Bonding interfaces in friction-and explosive-welded aluminum and steel joints

Abstract

Interfaces of friction-and explosive-welded aluminium-mild steel joints, before and after annealed for 1h at temperatures between 350° and 500°C, were examined by tensile test for bonding strength, and by optical and electron micrographies, and EPMA for phases in intermediate reaction-layers. Results obtained are as follows:
(1) Bonding strength of friction-welded joint in the as-welded state is lower but that of explosive-welded joint is higher than the tensile strength of wrought aluminium, say 86 MPa.

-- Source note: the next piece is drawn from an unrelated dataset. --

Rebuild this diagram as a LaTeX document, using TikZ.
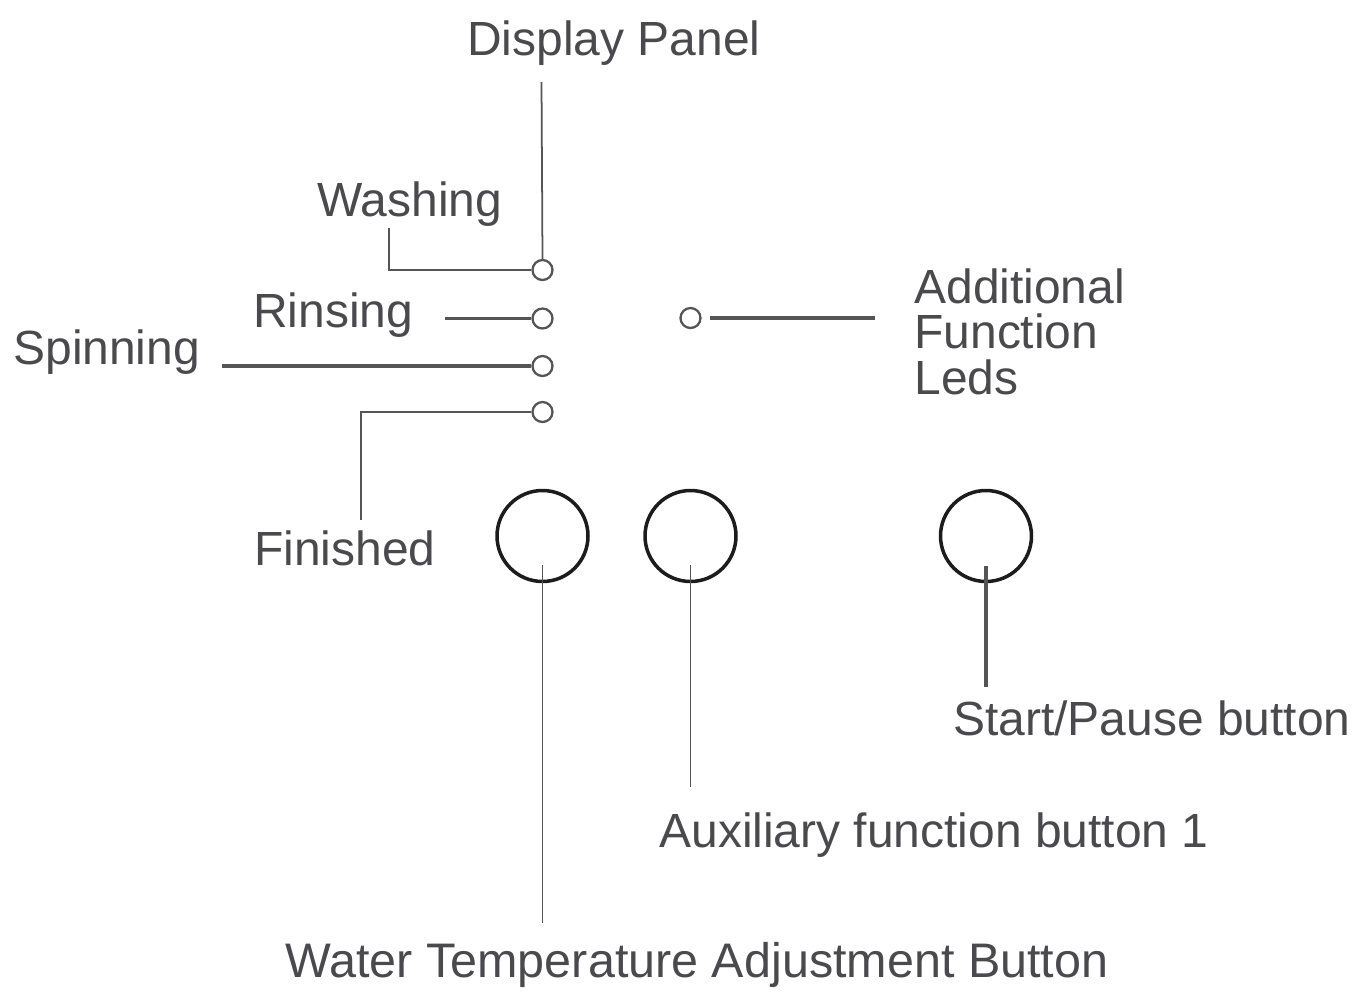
\documentclass[tikz,border=0pt]{standalone}
\usepackage{fontspec}
\setmainfont{Liberation Sans}
\definecolor{txtgray}{HTML}{4A4A4C}
\definecolor{linegray}{HTML}{555555}
\definecolor{ringblack}{HTML}{1C1C1C}
\begin{document}
\begin{tikzpicture}[x=0.02cm,y=-0.02cm,
  lbl/.style={anchor=base west,inner sep=0pt,text=txtgray,font=\fontsize{27.3}{33}\selectfont},
  led/.style={circle,draw=linegray,line width=1.3pt,minimum size=0.4cm,inner sep=0pt},
  btn/.style={circle,draw=ringblack,line width=2pt,minimum size=1.82cm,inner sep=0pt},
  wire/.style={draw=linegray,line width=1.3pt},
  thinwire/.style={draw=linegray,line width=1pt},
  thickwire/.style={draw=linegray,line width=1.8pt}]
\useasboundingbox (0,0) rectangle (1356,995);
% labels
\node[lbl] (dp) at (467,55) {Display Panel};
\node[lbl] (wash) at (317,216) {Washing};
\node[lbl] (rins) at (253,327) {Rinsing};
\node[lbl] (spin) at (13,364) {Spinning};
\node[lbl] (fin) at (254,565) {Finished};
\node[lbl,align=left,anchor=north west] (add) at (914,268) {Additional\\[-7pt]Function\\[-7pt]Leds};
\node[lbl] (sp) at (953,735) {Start/Pause button};
\node[lbl] (aux) at (659,847) {Auxiliary function button 1};
\node[lbl,font=\fontsize{27.6}{33}\selectfont] (wt) at (285,977) {Water Temperature Adjustment Button};
% leds
\node[led] (l1) at (542.5,270) {};
\node[led] (l2) at (542.5,318.5) {};
\node[led] (l3) at (542.5,366) {};
\node[led] (l4) at (542.5,412) {};
\node[led] (l5) at (690.5,318) {};
% buttons
\node[btn] (b1) at (542.5,536) {};
\node[btn] (b2) at (690.5,536) {};
\node[btn] (b3) at (986,536) {};
% free ends
\coordinate (dpEnd) at (541.5,82);
\coordinate (washEnd) at (389,228);
\coordinate (rinsEnd) at (445,318.5);
\coordinate (spinEnd) at (222,366);
\coordinate (finEnd) at (361,520);
\coordinate (addEnd) at (875,318);
\coordinate (b1top) at (542.5,565);
\coordinate (b1end) at (542.5,923);
\coordinate (b2top) at (690.5,565);
\coordinate (b2end) at (690.5,787);
\coordinate (b3top) at (986,566);
\coordinate (b3end) at (986,687);
% connectors
\draw[thinwire] (dpEnd) -- (l1.north);
\draw[wire] (washEnd) |- (l1.west);
\draw[wire] (rinsEnd) -- (l2.west);
\draw[thickwire] (spinEnd) -- (l3.west);
\draw[wire] (finEnd) |- (l4.west);
\draw[thickwire,shorten <=5pt] (l5.east) -- (addEnd);
\draw[thinwire] (b1top) -- (b1end);
\draw[thinwire] (b2top) -- (b2end);
\draw[thickwire] (b3top) -- (b3end);
\end{tikzpicture}
\end{document}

(2) The bonding strength of friction-welded joint decreases to almost the same level, say 56 MPa, by annealing at temperatures between 350° and 500°C, while that of explosive-welded joint decreases with increase in annealing temperature and becomes lower than the fracture strength of annealed aluminum matrix after annealing at and above 450°C, which is also lower than that of friction-welded joint annealed at the same temperatures.
(3) The intermediate reaction-layer of friction-welded joint consists mainly of fine aluminum and Fe₄Al₁₃ grains at the aluminum side, and ion and columlar Fe₂Al₅ grains at the steel side in the layer. Meanwhile, the interface of explosive-welded joint consists of three kinds of interfacial zones; those are massive fused zone, thin fused zone, and non-layer zone.
(4) The fused zone consists of two parts; one, named as matrix, is composed with Al phase and network of fine Fe₂Al₅ particles, and the other is such as it looks as if it were a one-phase particle with lower Fe concentration than that of Fe₄Al₁₃ but is a mixture of the matrix and compounds, mainly Fe₄Al₁₃ and seldom Fe₂Al₅ in large particles.
(5) By annealing, the intermediate layer of friction-welded joint does not grow largely. In explosive-welded joint, however, the layer of Fe₂Al₅ grows by annealing at 450°C in the non-layer interface, and this lowers the bonding strength.